It’s true. Despite Mother Nature’s best efforts of the last little while — earthquakes and tornadoes!11!!1! eleventy!!11! — we’re still here.
I didn’t even feel the earthquake… well, you already know that story. (Which bums me out, because I like a good little mini-quake. I miss them from my time in Japan.) And then last night, it was OMG TORNADO WATCH WHOOP WHOOP WHOOP. Only, in the end, there WASN’T any tornado to speak of.
Although we did sit on the porch and watch the crazy-ass storm go by, and were treated to continuous lightning and thunder for a couple of hours, while SILs Tena and Sherri monitored the weather from the comfort of their houses in NS, and occasionally sent us OMG IT’S COMING YOU’RE ALL GOING TO DIE text messages. So that was fun.
But still. All this weather and stuff, combined with the earthquakes and volcanoes and massive storms elsewhere in the world this year, makes one wonder if Mother Earth isn’t just a wee bit tired of our shenanigans, and is trying to shake us off.
I wouldn’t be surprised. And really, if I had to endure generations of asshole drivers and old people being annoying in the supermarket, I’d want to shake us off too. Like a dog shaking the water out of his coat after a bath. WHAPWHAPWHAPWHAPWHAPWHAP! ALL CLEAN!

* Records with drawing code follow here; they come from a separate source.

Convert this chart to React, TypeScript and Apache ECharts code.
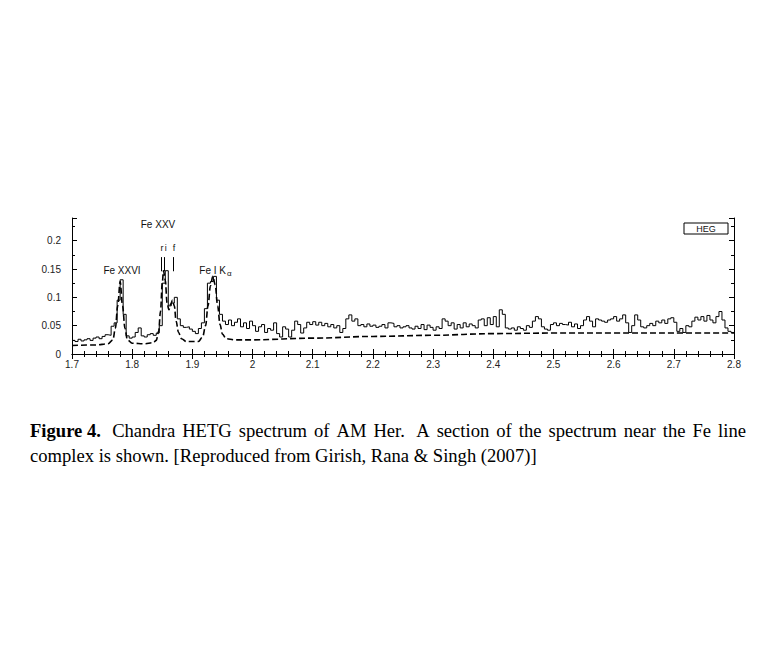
import React, { useEffect, useRef } from "react";
import * as echarts from "echarts";

// Histogram (HEG spectrum), bins of 0.005 Å starting at 1.700 Å
const BIN_START = 1.7;
const BIN_WIDTH = 0.005;
const counts = [
  0.024, 0.022, 0.026, 0.023, 0.025, 0.027, 0.024, 0.028, 0.030, 0.027,
  0.031, 0.034, 0.033, 0.049, 0.055, 0.095, 0.131, 0.070, 0.032, 0.028,
  0.030, 0.038, 0.046, 0.032, 0.030, 0.034, 0.036, 0.033, 0.037, 0.050,
  0.125, 0.147, 0.085, 0.090, 0.100, 0.062, 0.050, 0.047, 0.048, 0.044,
  0.040, 0.036, 0.045, 0.055, 0.080, 0.125, 0.128, 0.137, 0.095, 0.070,
  0.058, 0.052, 0.060, 0.050, 0.056, 0.062, 0.048, 0.055, 0.045, 0.058,
  0.050, 0.040, 0.048, 0.052, 0.038, 0.045, 0.042, 0.055, 0.036, 0.030,
  0.048, 0.044, 0.030, 0.042, 0.058, 0.052, 0.037, 0.046, 0.056, 0.052,
  0.057, 0.051, 0.056, 0.050, 0.054, 0.048, 0.052, 0.046, 0.050, 0.038,
  0.045, 0.062, 0.069, 0.058, 0.062, 0.050, 0.052, 0.048, 0.053, 0.049,
  0.051, 0.047, 0.049, 0.052, 0.046, 0.055, 0.054, 0.048, 0.050, 0.046,
  0.048, 0.050, 0.046, 0.044, 0.049, 0.045, 0.052, 0.043, 0.051, 0.047,
  0.042, 0.048, 0.045, 0.062, 0.058, 0.050, 0.055, 0.044, 0.052, 0.046,
  0.055, 0.048, 0.053, 0.050, 0.046, 0.060, 0.062, 0.050, 0.064, 0.052,
  0.066, 0.048, 0.078, 0.070, 0.046, 0.044, 0.046, 0.042, 0.048, 0.045,
  0.042, 0.050, 0.047, 0.058, 0.066, 0.062, 0.048, 0.044, 0.042, 0.052,
  0.055, 0.050, 0.054, 0.052, 0.051, 0.056, 0.048, 0.053, 0.045, 0.050,
  0.060, 0.066, 0.058, 0.048, 0.062, 0.060, 0.058, 0.056, 0.060, 0.062,
  0.066, 0.058, 0.062, 0.069, 0.055, 0.038, 0.050, 0.069, 0.060, 0.048,
  0.046, 0.050, 0.054, 0.050, 0.058, 0.055, 0.060, 0.054, 0.062, 0.064,
  0.056, 0.040, 0.045, 0.038, 0.050, 0.048, 0.058, 0.065, 0.060, 0.066,
  0.058, 0.068, 0.060, 0.055, 0.066, 0.075, 0.060, 0.046, 0.040, 0.038,
];

// Model (dashed)
const modelX = [
  1.7, 1.74, 1.76, 1.768, 1.772, 1.776, 1.78, 1.784, 1.788, 1.792, 1.8,
  1.82, 1.835, 1.84, 1.844, 1.847, 1.85, 1.852, 1.855, 1.858, 1.861, 1.864,
  1.867, 1.87, 1.873, 1.877, 1.882, 1.89, 1.91, 1.917, 1.922, 1.926, 1.93,
  1.934, 1.938, 1.942, 1.946, 1.95, 1.956, 1.97, 2.0, 2.1, 2.2, 2.3, 2.4,
  2.5, 2.6, 2.7, 2.8,
];
const modelY = [
  0.015, 0.016, 0.018, 0.025, 0.045, 0.085, 0.128, 0.085, 0.045, 0.025, 0.019,
  0.018, 0.02, 0.024, 0.04, 0.075, 0.125, 0.147, 0.13, 0.09, 0.078, 0.088,
  0.095, 0.085, 0.058, 0.038, 0.027, 0.022, 0.022, 0.03, 0.05, 0.085, 0.12,
  0.137, 0.122, 0.085, 0.052, 0.035, 0.027, 0.025, 0.025, 0.028, 0.031, 0.033, 0.036,
  0.037, 0.037, 0.037, 0.037,
];

// Fe XXV r, i, f line markers
const rifX = [1.849, 1.8535, 1.869];
const rifLabels = ["r", "i", "f"];
const rifRange = [0.146, 0.171];

const caption1 = [
  "Figure 4.", "Chandra", "HETG", "spectrum", "of", "AM", "Her.", "A", "section",
  "of", "the", "spectrum", "near", "the", "Fe", "line",
];
const caption2 = "complex is shown. [Reproduced from Girish, Rana & Singh (2007)]";

const SANS = "'Liberation Sans', Arial, sans-serif";
const SERIF = "'Liberation Serif', 'Times New Roman', serif";
const CAP_SIZE = 18.6;

export default function App() {
  const ref = useRef<HTMLDivElement>(null);
  useEffect(() => {
    if (!ref.current) return;
    const chart = echarts.init(ref.current, undefined, { renderer: "svg" });

    const hist: number[][] = counts.map((v, i) => [
      +(BIN_START + i * BIN_WIDTH).toFixed(3),
      v,
    ]);
    hist.push([+(BIN_START + counts.length * BIN_WIDTH).toFixed(3), counts[counts.length - 1]]);
    const model = modelX.map((x, i) => [x, modelY[i]]);

    // caption layout (justified first line)
    const cv = document.createElement("canvas").getContext("2d")!;
    const measure = (t: string, bold: boolean) => {
      cv.font = `${bold ? "bold " : ""}${CAP_SIZE}px "Liberation Serif"`;
      return cv.measureText(t).width;
    };
    const L = 30, R = 746;
    const widths = caption1.map((w, i) => measure(w, i === 0));
    const total = widths.reduce((a, b) => a + b, 0);
    const weights = caption1.slice(0, -1).map((w) => (w.endsWith(".") ? 1.6 : 1));
    const wsum = weights.reduce((a, b) => a + b, 0);
    const unit = (R - L - total) / wsum;
    let cx = L;
    const capEls: any[] = [];
    caption1.forEach((w, i) => {
      capEls.push({
        type: "text",
        x: cx,
        y: 430,
        style: {
          text: w,
          font: `${i === 0 ? "bold " : ""}${CAP_SIZE}px ${SERIF}`,
          fill: "#000",
          verticalAlign: "middle",
        },
      });
      cx += widths[i] + (i < weights.length ? weights[i] * unit : 0);
    });
    capEls.push({
      type: "text",
      x: L,
      y: 455,
      style: {
        text: caption2,
        font: `${CAP_SIZE}px ${SERIF}`,
        fill: "#000",
        verticalAlign: "middle",
      },
    });

    const lbl = (text: string, x: number, y: number, size = 10, align = "center") => ({
      type: "text",
      x,
      y,
      style: {
        text,
        font: `${size}px ${SANS}`,
        fill: "#111",
        align,
        verticalAlign: "middle",
      },
    });

    const xFmt = (v: number) => String(+(+v).toFixed(2));
    const axisCommon = {
      axisLine: { show: true, lineStyle: { color: "#000", width: 1 } },
      splitLine: { show: false },
    };

    chart.setOption({
      animation: false,
      backgroundColor: "#fff",
      grid: { left: 72, right: 47, top: 218, bottom: 302, containLabel: false },
      xAxis: [
        {
          type: "value",
          min: 1.7,
          max: 2.8,
          interval: 0.1,
          ...axisCommon,
          axisTick: { show: true, inside: true, length: 5, lineStyle: { color: "#000" } },
          minorTick: { show: true, splitNumber: 5, length: 3, lineStyle: { color: "#000" } },
          axisLabel: {
            formatter: xFmt,
            fontFamily: SANS,
            fontSize: 10,
            color: "#222",
            margin: 5,
          },
        },
        {
          type: "value",
          position: "top",
          min: 1.7,
          max: 2.8,
          interval: 0.1,
          ...axisCommon,
          axisTick: { show: true, inside: true, length: 5, lineStyle: { color: "#000" } },
          minorTick: { show: true, splitNumber: 5, length: 3, lineStyle: { color: "#000" } },
          axisLabel: { show: false },
        },
      ],
      yAxis: [
        {
          type: "value",
          min: 0,
          max: 0.24,
          interval: 0.05,
          ...axisCommon,
          axisTick: { show: true, inside: true, length: 5, lineStyle: { color: "#000" } },
          minorTick: { show: true, splitNumber: 2, length: 3, lineStyle: { color: "#000" } },
          axisLabel: {
            showMaxLabel: false,
            formatter: (v: number) => String(+(+v).toFixed(3)),
            fontFamily: SANS,
            fontSize: 10,
            color: "#222",
            margin: 11,
          },
        },
        {
          type: "value",
          position: "right",
          min: 0,
          max: 0.24,
          interval: 0.05,
          ...axisCommon,
          axisTick: { show: true, inside: true, length: 5, lineStyle: { color: "#000" } },
          minorTick: { show: true, splitNumber: 2, length: 3, lineStyle: { color: "#000" } },
          axisLabel: { show: false },
        },
      ],
      series: [
        {
          name: "model",
          type: "line",
          data: model,
          smooth: 0.35,
          smoothMonotone: "x",
          symbol: "none",
          lineStyle: { color: "#000", width: 1.6, type: [6, 3] },
          silent: true,
          markLine: {
            silent: true,
            symbol: "none",
            label: { show: false },
            lineStyle: { color: "#000", width: 1, type: "solid" },
            data: rifX.map((x) => [
              { coord: [x, rifRange[0]] },
              { coord: [x, rifRange[1]] },
            ]),
          },
        },
        {
          name: "HEG",
          type: "line",
          data: hist,
          step: "end",
          symbol: "none",
          lineStyle: { color: "#000", width: 1 },
          silent: true,
        },
      ],
      graphic: [
        lbl("Fe XXVI", 122, 270),
        lbl("Fe XXV", 158, 224),
        lbl(rifLabels[0], 162, 248, 9),
        lbl(rifLabels[1], 165.8, 248, 9),
        lbl(rifLabels[2], 174, 248, 9),
        lbl("Fe I K", 226, 270, 10, "right"),
        lbl("α", 227, 273, 8, "left"),
        {
          type: "rect",
          shape: { x: 684, y: 223, width: 44, height: 11 },
          style: { fill: "none", stroke: "#000", lineWidth: 1 },
        },
        lbl("HEG", 706, 229, 9),
        ...capEls,
      ],
    });
    return () => chart.dispose();
  }, []);
  return (
    <div
      ref={ref}
      style={{ position: "fixed", left: 0, top: 0, width: 781, height: 656 }}
    />
  );
}
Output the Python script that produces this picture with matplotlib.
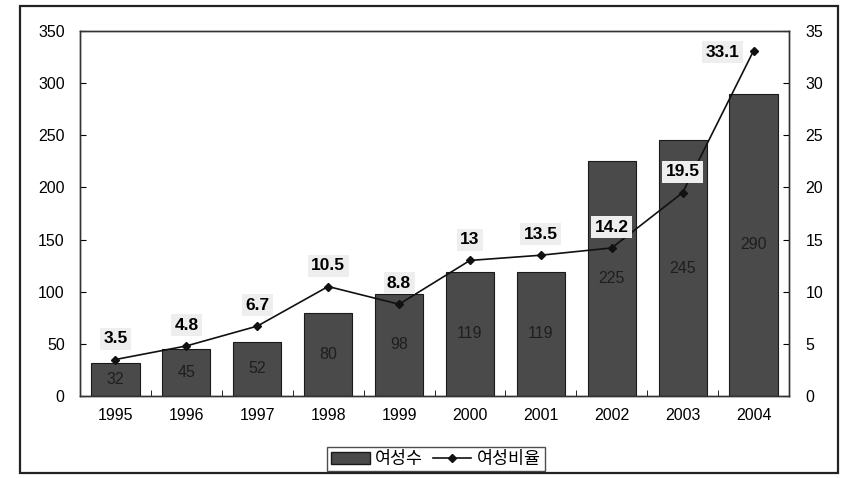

But here, in our little black hole of weather, where all natural phemomena goes AROUND us but rarely comes THROUGH, it’s business as usual. Which is good. I mean, don’t get me wrong, I don’t WANT to be dead in a hurricane or whatever. But if you spend any time watching the weather forecasts, you’d think a tsunami in the middle of a blizzard accompanied by a plague of locusts was going to happen fairly regularly.
(And don’t even get me started on The Weather Network, with all it’s ACTIVE! WEATHER! talk. Bunch of drama llamas.)
Still, a little excitement can be fun now and again. Last night, as BDH was doing his Man Of The House thing, bringing home tasty baked goods (WHAT? They’re EMERGENCY PROVISIONS!) and gathering blankets and flashlights and getting ready to camp out in the basement, it WAS a little bit of an adventure. Until I got bored and decided I needed to look at Teh Internets instead.
But therein lies our biggest problem — how can I be expected to endure ANY sort of natural disaster-type phenomenon if there would be NO INTERNETS?
I could NOT, I tell you what. NO INTERNETS??? she said, with genuine terror in her voice? I would CURL. UP. AND. DIE.
So it’s a good thing the tornadoes passed us by.
We are alive, and I have Internets. And there are snacks. Life is good.